Quote, verbatim, all material below, without pictures.
- - -
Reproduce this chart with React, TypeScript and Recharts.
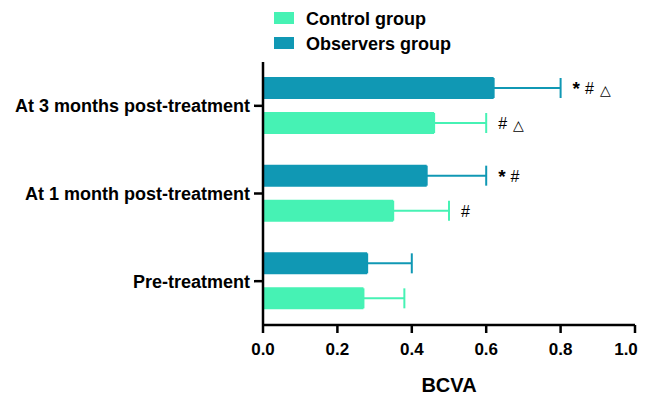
import React from 'react';
import { BarChart, Bar, XAxis, YAxis, ErrorBar, LabelList } from 'recharts';

const categories = ['At 3 months post-treatment', 'At 1 month post-treatment', 'Pre-treatment'];
const observersValues = [0.62, 0.44, 0.28];
const observersErrors = [0.18, 0.16, 0.12];
const controlValues = [0.46, 0.35, 0.27];
const controlErrors = [0.14, 0.15, 0.11];
const observersMarks = ['* # △', '* #', ''];
const controlMarks = ['# △', '#', ''];
const xTicks = [0, 0.2, 0.4, 0.6, 0.8, 1.0];
const legendItems = ['Control group', 'Observers group'];

const OBS_COLOR = '#1098B4';
const CON_COLOR = '#46F2B4';
const FONT = '"Liberation Sans", Arial, sans-serif';

const data = categories.map((c, i) => ({
  category: c,
  observers: observersValues[i],
  observersErr: [0, observersErrors[i]],
  control: controlValues[i],
  controlErr: [0, controlErrors[i]],
}));

const makeMarks = (marks: string[], values: number[], errors: number[]) => (props: any) => {
  const { x, y, width, height, index } = props;
  const m = marks[index];
  if (!m) return null;
  const v = values[index];
  const xe = Number(x) + (Number(width) * (v + errors[index])) / v;
  const parts = m.split(' ');
  return (
    <text x={xe + 12} y={Number(y) + Number(height) / 2} dominantBaseline="central" fill="#000" fontFamily={FONT} fontSize={16}>
      {parts.map((p, k) => (
        <tspan
          key={k}
          dx={k === 0 ? 0 : p === '△' ? 6 : 5}
          dy={p === '△' ? 2 : 0}
          fontWeight={p === '*' ? 'bold' : 'normal'}
          fontSize={p === '*' ? 19 : p === '△' ? 14 : 16}
          fontFamily={p === '△' ? '"DejaVu Sans", sans-serif' : FONT}
        >
          {p}
        </tspan>
      ))}
    </text>
  );
};

const renderXTick = (props: any) => {
  const { x, y, payload } = props;
  const isLast = payload.value === xTicks[xTicks.length - 1];
  return (
    <text x={x} y={y} dx={isLast ? -9 : 0} dy="0.71em" textAnchor="middle" fill="#000" fontSize={17} fontWeight="bold" fontFamily={FONT}>
      {Number(payload.value).toFixed(1)}
    </text>
  );
};

export default function App() {
  const colors = [CON_COLOR, OBS_COLOR];
  return (
    <div style={{ position: 'relative', width: 638, height: 389 }}>
      <style>{'html, body { overflow: hidden; }'}</style>
      {legendItems.map((name, i) => (
        <React.Fragment key={name}>
          <div style={{ position: 'absolute', left: 266, top: 4 + i * 25, width: 20, height: 12, background: colors[i] }} />
          <div
            style={{
              position: 'absolute',
              left: 298,
              top: 2 + i * 25,
              fontFamily: FONT,
              fontWeight: 'bold',
              fontSize: 18,
              lineHeight: '18px',
              whiteSpace: 'nowrap',
              color: '#000',
            }}
          >
            {name}
          </div>
        </React.Fragment>
      ))}
      <BarChart
        width={638}
        height={389}
        data={data}
        layout="vertical"
        margin={{ top: 54, right: 11, left: 0, bottom: 0 }}
        barSize={22}
        barGap={13}
        style={{ position: 'absolute', left: 0, top: 0 }}
      >
        <XAxis
          type="number"
          domain={[0, 1]}
          ticks={xTicks}
          height={72}
          tickSize={8}
          tickMargin={10}
          axisLine={{ stroke: '#000', strokeWidth: 2.5 }}
          tickLine={{ stroke: '#000', strokeWidth: 2.5 }}
          tick={renderXTick}
          label={{ value: 'BCVA', position: 'insideBottom', offset: 5, fill: '#000', fontSize: 20, fontWeight: 'bold', fontFamily: FONT }}
        />
        <YAxis
          type="category"
          dataKey="category"
          width={255}
          tickSize={9}
          tickMargin={4}
          axisLine={{ stroke: '#000', strokeWidth: 2.5 }}
          tickLine={{ stroke: '#000', strokeWidth: 2.5 }}
          tick={{ fill: '#000', fontSize: 18, fontWeight: 'bold', fontFamily: FONT }}
        />
        <Bar dataKey="observers" fill={OBS_COLOR} isAnimationActive={false}>
          <ErrorBar dataKey="observersErr" direction="x" width={10} stroke={OBS_COLOR} strokeWidth={2} />
          <LabelList dataKey="observers" content={makeMarks(observersMarks, observersValues, observersErrors)} />
        </Bar>
        <Bar dataKey="control" fill={CON_COLOR} isAnimationActive={false}>
          <ErrorBar dataKey="controlErr" direction="x" width={10} stroke={CON_COLOR} strokeWidth={2} />
          <LabelList dataKey="control" content={makeMarks(controlMarks, controlValues, controlErrors)} />
        </Bar>
      </BarChart>
    </div>
  );
}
- - -
- Reply to the task
Reproduce this chart with React, TypeScript and Recharts.
import React from 'react';
import { BarChart, Bar, XAxis, YAxis, ErrorBar, LabelList } from 'recharts';

const categories = ['At 3 months post-treatment', 'At 1 month post-treatment', 'Pre-treatment'];
const observersValues = [0.62, 0.44, 0.28];
const observersErrors = [0.18, 0.16, 0.12];
const controlValues = [0.46, 0.35, 0.27];
const controlErrors = [0.14, 0.15, 0.11];
const observersMarks = ['* # △', '* #', ''];
const controlMarks = ['# △', '#', ''];
const xTicks = [0, 0.2, 0.4, 0.6, 0.8, 1.0];
const legendItems = ['Control group', 'Observers group'];

const OBS_COLOR = '#1098B4';
const CON_COLOR = '#46F2B4';
const FONT = '"Liberation Sans", Arial, sans-serif';

const data = categories.map((c, i) => ({
  category: c,
  observers: observersValues[i],
  observersErr: [0, observersErrors[i]],
  control: controlValues[i],
  controlErr: [0, controlErrors[i]],
}));

const makeMarks = (marks: string[], values: number[], errors: number[]) => (props: any) => {
  const { x, y, width, height, index } = props;
  const m = marks[index];
  if (!m) return null;
  const v = values[index];
  const xe = Number(x) + (Number(width) * (v + errors[index])) / v;
  const parts = m.split(' ');
  return (
    <text x={xe + 12} y={Number(y) + Number(height) / 2} dominantBaseline="central" fill="#000" fontFamily={FONT} fontSize={16}>
      {parts.map((p, k) => (
        <tspan
          key={k}
          dx={k === 0 ? 0 : p === '△' ? 6 : 5}
          dy={p === '△' ? 2 : 0}
          fontWeight={p === '*' ? 'bold' : 'normal'}
          fontSize={p === '*' ? 19 : p === '△' ? 14 : 16}
          fontFamily={p === '△' ? '"DejaVu Sans", sans-serif' : FONT}
        >
          {p}
        </tspan>
      ))}
    </text>
  );
};

const renderXTick = (props: any) => {
  const { x, y, payload } = props;
  const isLast = payload.value === xTicks[xTicks.length - 1];
  return (
    <text x={x} y={y} dx={isLast ? -9 : 0} dy="0.71em" textAnchor="middle" fill="#000" fontSize={17} fontWeight="bold" fontFamily={FONT}>
      {Number(payload.value).toFixed(1)}
    </text>
  );
};

export default function App() {
  const colors = [CON_COLOR, OBS_COLOR];
  return (
    <div style={{ position: 'relative', width: 638, height: 389 }}>
      <style>{'html, body { overflow: hidden; }'}</style>
      {legendItems.map((name, i) => (
        <React.Fragment key={name}>
          <div style={{ position: 'absolute', left: 266, top: 4 + i * 25, width: 20, height: 12, background: colors[i] }} />
          <div
            style={{
              position: 'absolute',
              left: 298,
              top: 2 + i * 25,
              fontFamily: FONT,
              fontWeight: 'bold',
              fontSize: 18,
              lineHeight: '18px',
              whiteSpace: 'nowrap',
              color: '#000',
            }}
          >
            {name}
          </div>
        </React.Fragment>
      ))}
      <BarChart
        width={638}
        height={389}
        data={data}
        layout="vertical"
        margin={{ top: 54, right: 11, left: 0, bottom: 0 }}
        barSize={22}
        barGap={13}
        style={{ position: 'absolute', left: 0, top: 0 }}
      >
        <XAxis
          type="number"
          domain={[0, 1]}
          ticks={xTicks}
          height={72}
          tickSize={8}
          tickMargin={10}
          axisLine={{ stroke: '#000', strokeWidth: 2.5 }}
          tickLine={{ stroke: '#000', strokeWidth: 2.5 }}
          tick={renderXTick}
          label={{ value: 'BCVA', position: 'insideBottom', offset: 5, fill: '#000', fontSize: 20, fontWeight: 'bold', fontFamily: FONT }}
        />
        <YAxis
          type="category"
          dataKey="category"
          width={255}
          tickSize={9}
          tickMargin={4}
          axisLine={{ stroke: '#000', strokeWidth: 2.5 }}
          tickLine={{ stroke: '#000', strokeWidth: 2.5 }}
          tick={{ fill: '#000', fontSize: 18, fontWeight: 'bold', fontFamily: FONT }}
        />
        <Bar dataKey="observers" fill={OBS_COLOR} isAnimationActive={false}>
          <ErrorBar dataKey="observersErr" direction="x" width={10} stroke={OBS_COLOR} strokeWidth={2} />
          <LabelList dataKey="observers" content={makeMarks(observersMarks, observersValues, observersErrors)} />
        </Bar>
        <Bar dataKey="control" fill={CON_COLOR} isAnimationActive={false}>
          <ErrorBar dataKey="controlErr" direction="x" width={10} stroke={CON_COLOR} strokeWidth={2} />
          <LabelList dataKey="control" content={makeMarks(controlMarks, controlValues, controlErrors)} />
        </Bar>
      </BarChart>
    </div>
  );
}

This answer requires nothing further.